2) Greens elsewhere did badly, even where we might have expected some hope. In California the Democrat running for governor had no hope of winning and the Democrat running for Senate, Dianne Feinstein, had no hope of losing - and is a well-known shill for big-money. Yet only two percent of supposedly liberal Californians voted Green in the two races. In New Mexico, once a stronghold for Greens, the party didn't even run candidates in the Senate or governor races, which Democrats ran away with. Does anyone know what happened to the New Mexico Greens?

3) Completely unremarked upon, the first self-proclaimed socialist (so far as I know) won a Senate seat. Bernie Sanders of Vermont took the open seat in a blow-out. Sanders strikes me as more of social democrat than a socialist, but I also don't know much about him. Regardless, you'd expect the media to notice. Instead they didn't even bother to acknowledge that Sanders was running as an independent and colored Vermont blue for Democrat.

4) MSNBC commentators Chris Matthews and Joe Scarborough at one point argued that the American people were demanding more nationalist policies. And I'm not using that word polemically like I usually do - they actually said "nationalist". I don't think I've ever heard mainstream types say "nationalism" when they mean nationalism.

5) The commentators were falling all over each other advising the Democrats to pursue a course of "moderation". The American people are tired of partisan gridlock, they said, and many of the newly elected Democrats are less ideological than the Congressional leadership. It's funny, because I read the exit polls as saying voters wanted to get out of Iraq, raise the minimum wage, and end government corruption. Why do the media make a fetish of moderation?
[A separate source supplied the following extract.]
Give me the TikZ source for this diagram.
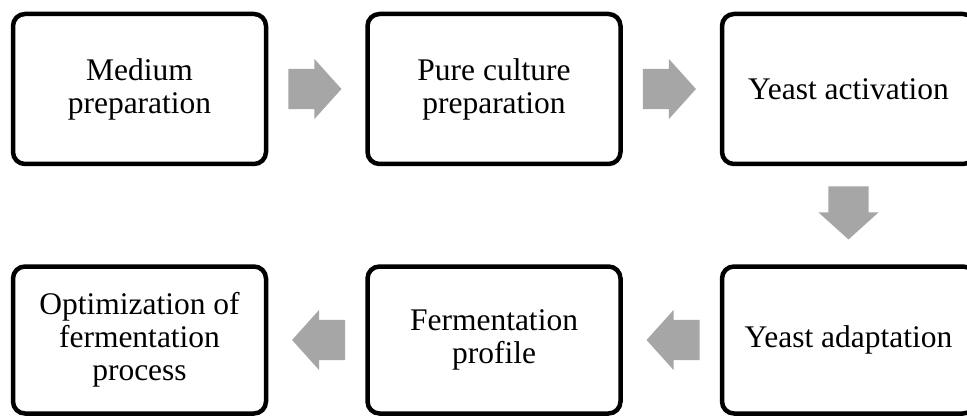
\documentclass[tikz,border=0pt]{standalone}
\usepackage{fontspec}
\setmainfont{Liberation Serif}
\usetikzlibrary{shapes.arrows,calc}
\definecolor{arrowgray}{RGB}{166,166,166}

\begin{document}
\begin{tikzpicture}[x=1pt,y=-1pt,
stepbox/.style={draw, line width=4.5pt, rounded corners=12pt, minimum width=253pt, minimum height=150pt, align=center, inner sep=0pt, font=\fontsize{31.5}{33}\selectfont},
flowarrow/.style={single arrow, fill=arrowgray, draw=none, anchor=tail, inner xsep=0pt, inner ysep=20pt, minimum height=53pt, minimum width=60pt, single arrow head extend=10pt, single arrow tip angle=96}]
\clip (0,0) rectangle (967,417);
% top row
\node [stepbox] (medium) at (139.5,89) {Medium\\preparation};
\node [stepbox] (pure) at (494,89) {Pure culture\\preparation};
\node [stepbox] (activ) at (848.5,89) {Yeast activation};
% bottom row
\node [stepbox, minimum height=147pt] (adapt) at (848.5,340) {Yeast adaptation};
\node [stepbox, minimum height=147pt] (profile) at (494,340) {Fermentation\\profile};
\node [stepbox, minimum height=147pt] (optim) at (139.5,340) {Optimization of\\fermentation\\process};

\node [flowarrow] (a1) at ($(medium.east)+(20,0)$) {};
\node [flowarrow] (a2) at ($(pure.east)+(20,0)$) {};
\node [flowarrow, shape border rotate=270, inner xsep=20pt, inner ysep=0pt] (a3) at ($(activ.south)+(0,20)$) {};
\node [flowarrow, shape border rotate=180] (a4) at ($(adapt.west)+(-20,0)$) {};
\node [flowarrow, shape border rotate=180] (a5) at ($(profile.west)+(-20,0)$) {};
\end{tikzpicture}
\end{document}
Why did Harold Ford, who almost certainly lost his race for the Senate in Tennessee because of a series of racist advertisements, call for "healing" in his concession speech?

6) My favorite quote of the night comes from Rod Blagojevich, reëlected to governor of Illinois: "[when I first came to office I found] a state government more interested in serving itself than the other way around." Presumably Blagojevich has been hard at work setting things right - ie, making itself serve the state government.

2 comments:

Anonymous said...

Bernie's been vermont's sole house of reps person for like a decade and a half (always as a "socialist"). they love him. once i almost ran over him in burlington.

Anonymous said...

Bernie's always been "considered" a Dem because he caucuses with the Dems and counts as a Dem for committee purposes. That's been his choice, and that's why Vermont gets blued every time he wins - and he's been winning for a long time.